溶けてなくなるとき
雨降ってきた
例えばバイクで楽しく走っていると、突然雨が降ってくる。ああ。雨かぁ。どこかで止まってカッパを着なきゃと思いつつも、もう少し濡れちゃっている服の上からカッパを着るとちょっとジメジメして気持ち悪いのでできたらこのまま止んで走りながら乾けばいいのになぁなんて考え始める。あれこれ考え始めると着替えるのに適した場所を探そうとか、もう少しいけば止むんじゃないかとか、カッパ取り出すのにパッキングを解いて面倒だなぁとか言い訳しながら止まるのが面倒になってくる。

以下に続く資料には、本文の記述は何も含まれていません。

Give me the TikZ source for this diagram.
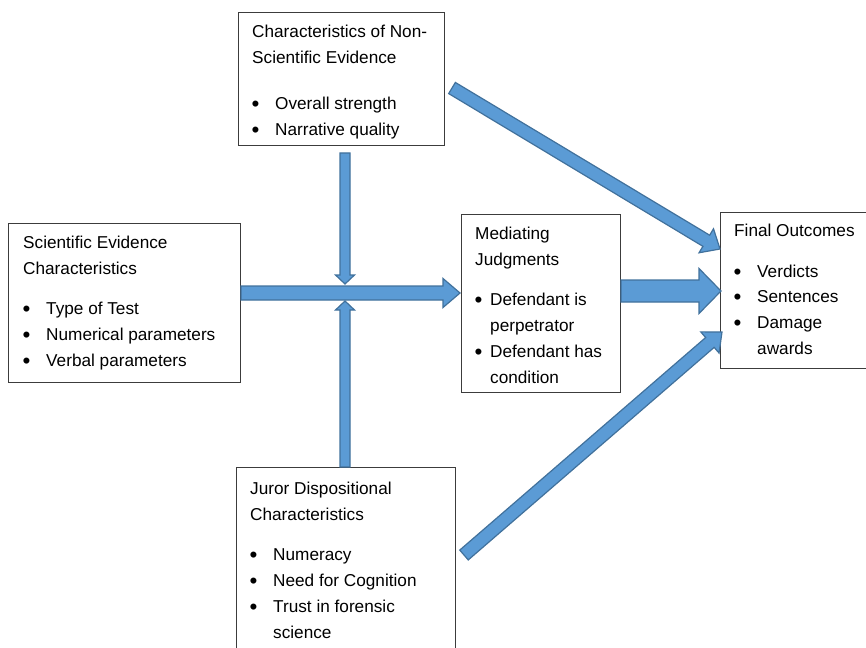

思ってたように雨は止むこともなく、どんどんただ濡れていくだけになる。
一人芝居で怒り出す
ああ、あのときに止まってカッパ着ていればこんなに濡れることはなかったのに。何をやってんだ、もう。誰に対してかよくわからない怒りと後悔が湧き上がってくる。もうとことん被害が拡大してからやっぱり濡れた服の上からカッパを着込む。ほら、思ってた通りだよ。ぐちゅぐちゅで気持ち悪い。これカッパ着る意味あるのってぐらい不快感でやり場のない切なさを感じつつ、また走りだす。しばらく走りだすと予想よりかなり遅れて雨が止む。カッパはすでに乾いているのに中の服はまだすっぽりと濡れたままになる。
目を背ける
どうも都合の悪いことはちゃんと見ない癖があるね。実際雨が降っているのに、ただただ濡れているのににわかに信じないのはどうしてだろう。雨が降ればそのまま濡れる。それは誰にも起こることだし当たり前のことなのに、もう少ししたら止むとか、面倒だとか言いわけが先にぽこっと生まれる。でもそれは全くの希望的観測であって現実とはかけ離れている。目を閉じて走り続けているのと同じことになる。雨は止んでいる。ずっと止んでいる。服は濡れたまま。そんなこんなだから雨降る道中の景色なんて灰色一色としか思い出せない。何を見ていたのか。
自分がいなくなる瞬間
しばらくすると、雨上がりの雲の切れ間から、目の前にぱっと広がる大自然の景色が飛び込んできた。思わずため息がでた。すると体が勝手にバイクを止めて、しばらくその景色を眺めていた。気がつけば、さっきまで雨に濡れてうだうだ考えていたことなんてどこかに忘れてしまった。今ここの景色に溶け込んでしまい、文句たらたらの自分はどこにもいなくなった。雄大な景色だけがそこにあった。そして振り返ればずいぶん遠くまできていた。改めて自分がここにいるんだということがわかった瞬間。でもまたすぐにあれこれと考え始めちゃう。気をつけよう。